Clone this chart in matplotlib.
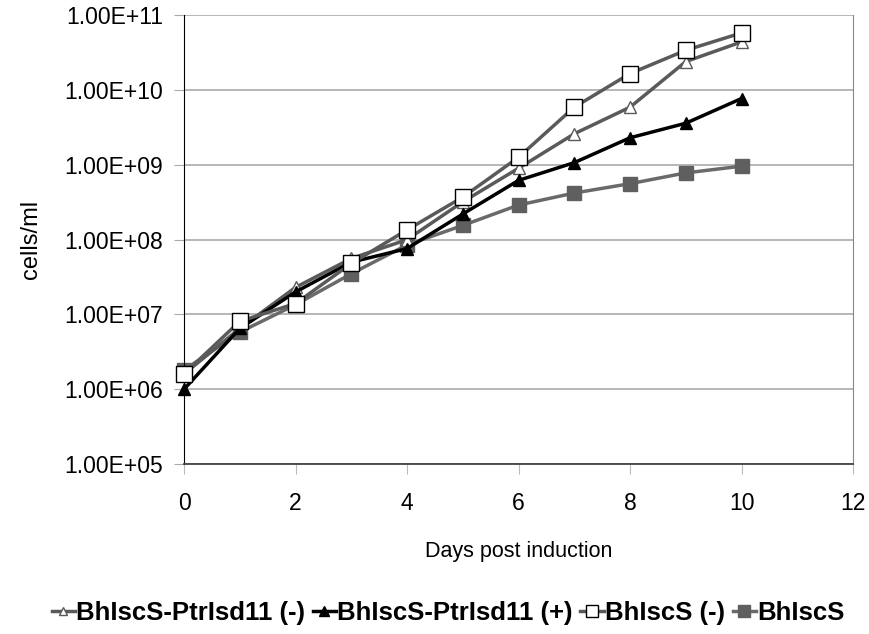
import numpy as np
import matplotlib
matplotlib.use("Agg")
import matplotlib.pyplot as plt
from matplotlib.ticker import FixedLocator, FuncFormatter

plt.rcParams['font.family'] = ['Liberation Sans', 'DejaVu Sans']

days = [0, 1, 2, 3, 4, 5, 6, 7, 8, 9, 10]

# cells/ml
ptr_minus = [1.6e6, 6.5e6, 2.3e7, 5.6e7, 1.0e8, 3.2e8, 9.0e8, 2.6e9, 5.9e9, 2.4e10, 4.4e10]
ptr_plus = [1.0e6, 6.5e6, 2.0e7, 5.0e7, 7.6e7, 2.2e8, 6.2e8, 1.07e9, 2.3e9, 3.6e9, 7.7e9]
iscs_minus = [1.6e6, 8.1e6, 1.4e7, 4.8e7, 1.35e8, 3.7e8, 1.26e9, 5.9e9, 1.66e10, 3.4e10, 5.8e10]
iscs = [1.8e6, 5.8e6, 1.35e7, 3.5e7, 8.5e7, 1.55e8, 2.9e8, 4.2e8, 5.6e8, 7.8e8, 9.6e8]

labels = ["BhIscS-PtrIsd11 (-)", "BhIscS-PtrIsd11 (+)", "BhIscS (-)", "BhIscS"]

fig = plt.figure(figsize=(8.7, 6.34), dpi=100)
ax = fig.add_axes([0.2115, 0.268, 0.769, 0.708])

gray = "#5a5a5a"
ax.plot(days, ptr_minus, color=gray, lw=2.5, marker="^", ms=8, mfc="white", mec=gray, mew=1, label=labels[0], zorder=3, clip_on=False)
ax.plot(days, ptr_plus, color="black", lw=2.5, marker="^", ms=9, mfc="black", mec="black", label=labels[1], zorder=4, clip_on=False)
ax.plot(days, iscs_minus, color=gray, lw=2.5, marker="s", ms=11, mfc="white", mec="black", mew=1, label=labels[2], zorder=5, clip_on=False)
ax.plot(days, iscs, color="#6a6a6a", lw=2.5, marker="s", ms=10, mfc="#5f5f5f", mec="#5f5f5f", label=labels[3], zorder=2, clip_on=False)

ax.set_yscale("log")
ax.set_ylim(1e5, 1e11)
ax.set_xlim(0, 12)
ax.yaxis.set_major_locator(FixedLocator([10.0 ** k for k in range(5, 12)]))
ax.yaxis.set_minor_locator(FixedLocator([]))
ax.yaxis.set_major_formatter(FuncFormatter(lambda v, p: "1.00E+%02d" % round(np.log10(v))))
ax.set_xticks(range(0, 13, 2))

ax.grid(axis="y", color="#aaaaaa", lw=1.2)
ax.set_axisbelow(True)
ax.spines["top"].set_visible(False)
ax.spines["right"].set_color("#888888")
ax.spines["left"].set_color("black")
ax.spines["bottom"].set_color("#444444")
ax.spines["bottom"].set_linewidth(1.3)
ax.tick_params(axis="y", length=7, color="#aaaaaa", labelsize=16.5, pad=8)
ax.tick_params(axis="x", length=7, color="#bbbbbb", labelsize=16.5, pad=13)

ax.set_xlabel("Days post induction", fontsize=15.5, labelpad=19)
ax.set_ylabel("cells/ml", fontsize=17, labelpad=16)

fig.legend(loc="lower center", bbox_to_anchor=(0.515, -0.022), ncol=4, frameon=False,
           prop={"weight": "bold", "size": 18.5}, handlelength=0.9, handletextpad=0.05,
           columnspacing=0.3, markerscale=0.8)

fig.savefig("out.png", dpi=100)
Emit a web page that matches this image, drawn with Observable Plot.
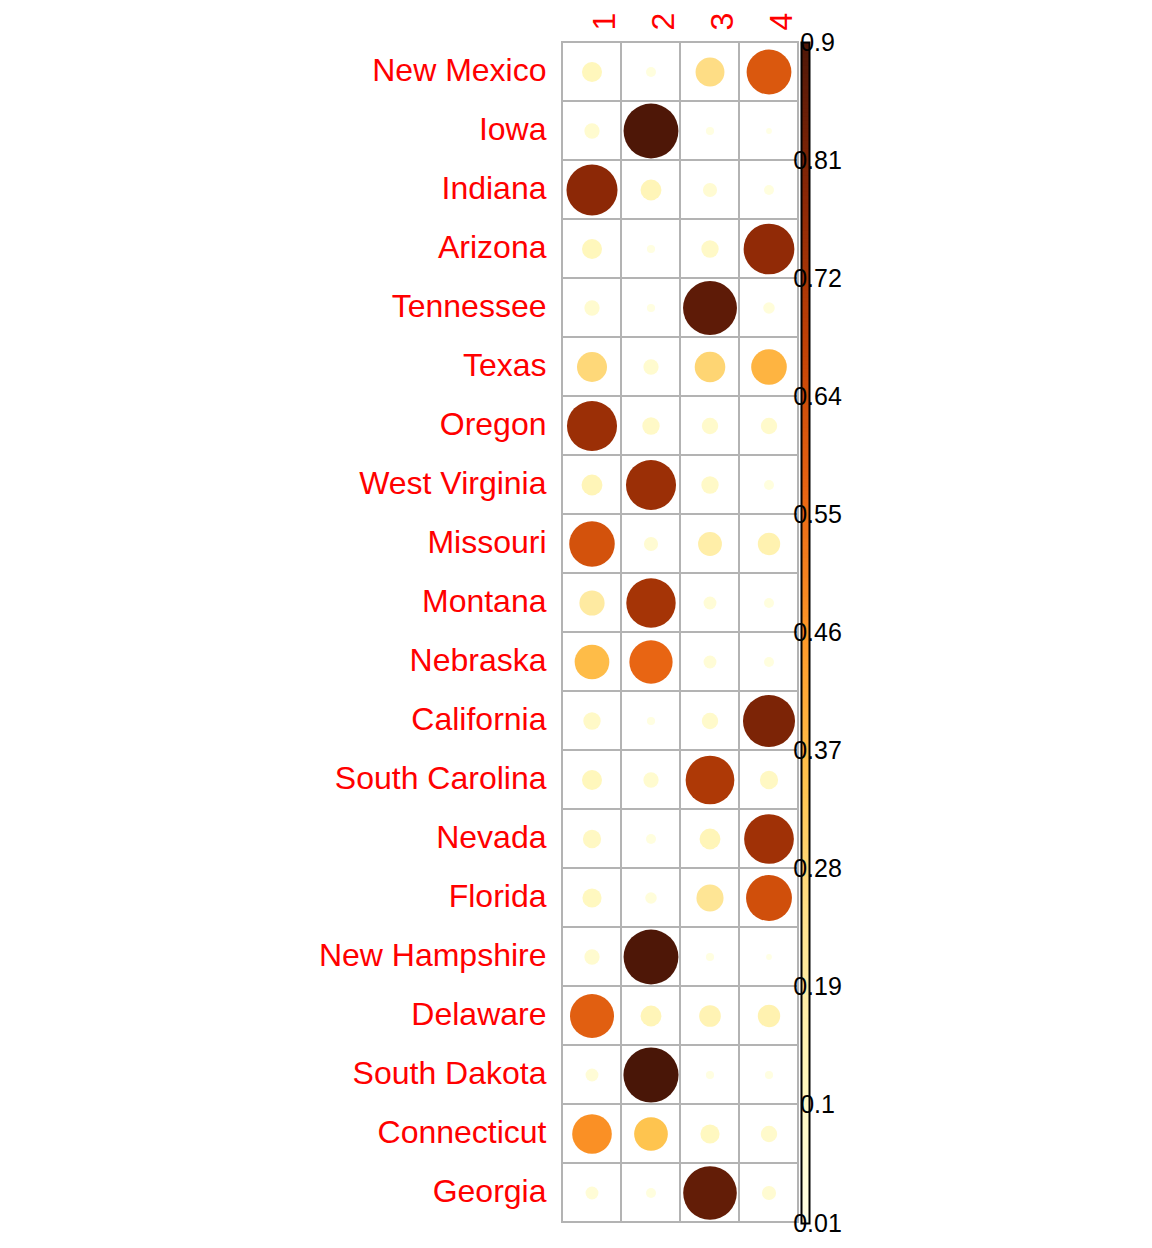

## Required task
Copy out all the data without changing anything, and drop the pictures.

## Response below
Clone this chart in matplotlib.
import numpy as np
import matplotlib
matplotlib.use("Agg")
import matplotlib.pyplot as plt
from matplotlib.ticker import FixedLocator, FuncFormatter

plt.rcParams['font.family'] = ['Liberation Sans', 'DejaVu Sans']

days = [0, 1, 2, 3, 4, 5, 6, 7, 8, 9, 10]

# cells/ml
ptr_minus = [1.6e6, 6.5e6, 2.3e7, 5.6e7, 1.0e8, 3.2e8, 9.0e8, 2.6e9, 5.9e9, 2.4e10, 4.4e10]
ptr_plus = [1.0e6, 6.5e6, 2.0e7, 5.0e7, 7.6e7, 2.2e8, 6.2e8, 1.07e9, 2.3e9, 3.6e9, 7.7e9]
iscs_minus = [1.6e6, 8.1e6, 1.4e7, 4.8e7, 1.35e8, 3.7e8, 1.26e9, 5.9e9, 1.66e10, 3.4e10, 5.8e10]
iscs = [1.8e6, 5.8e6, 1.35e7, 3.5e7, 8.5e7, 1.55e8, 2.9e8, 4.2e8, 5.6e8, 7.8e8, 9.6e8]

labels = ["BhIscS-PtrIsd11 (-)", "BhIscS-PtrIsd11 (+)", "BhIscS (-)", "BhIscS"]

fig = plt.figure(figsize=(8.7, 6.34), dpi=100)
ax = fig.add_axes([0.2115, 0.268, 0.769, 0.708])

gray = "#5a5a5a"
ax.plot(days, ptr_minus, color=gray, lw=2.5, marker="^", ms=8, mfc="white", mec=gray, mew=1, label=labels[0], zorder=3, clip_on=False)
ax.plot(days, ptr_plus, color="black", lw=2.5, marker="^", ms=9, mfc="black", mec="black", label=labels[1], zorder=4, clip_on=False)
ax.plot(days, iscs_minus, color=gray, lw=2.5, marker="s", ms=11, mfc="white", mec="black", mew=1, label=labels[2], zorder=5, clip_on=False)
ax.plot(days, iscs, color="#6a6a6a", lw=2.5, marker="s", ms=10, mfc="#5f5f5f", mec="#5f5f5f", label=labels[3], zorder=2, clip_on=False)

ax.set_yscale("log")
ax.set_ylim(1e5, 1e11)
ax.set_xlim(0, 12)
ax.yaxis.set_major_locator(FixedLocator([10.0 ** k for k in range(5, 12)]))
ax.yaxis.set_minor_locator(FixedLocator([]))
ax.yaxis.set_major_formatter(FuncFormatter(lambda v, p: "1.00E+%02d" % round(np.log10(v))))
ax.set_xticks(range(0, 13, 2))

ax.grid(axis="y", color="#aaaaaa", lw=1.2)
ax.set_axisbelow(True)
ax.spines["top"].set_visible(False)
ax.spines["right"].set_color("#888888")
ax.spines["left"].set_color("black")
ax.spines["bottom"].set_color("#444444")
ax.spines["bottom"].set_linewidth(1.3)
ax.tick_params(axis="y", length=7, color="#aaaaaa", labelsize=16.5, pad=8)
ax.tick_params(axis="x", length=7, color="#bbbbbb", labelsize=16.5, pad=13)

ax.set_xlabel("Days post induction", fontsize=15.5, labelpad=19)
ax.set_ylabel("cells/ml", fontsize=17, labelpad=16)

fig.legend(loc="lower center", bbox_to_anchor=(0.515, -0.022), ncol=4, frameon=False,
           prop={"weight": "bold", "size": 18.5}, handlelength=0.9, handletextpad=0.05,
           columnspacing=0.3, markerscale=0.8)

fig.savefig("out.png", dpi=100)
Emit a web page that matches this image, drawn with Observable Plot.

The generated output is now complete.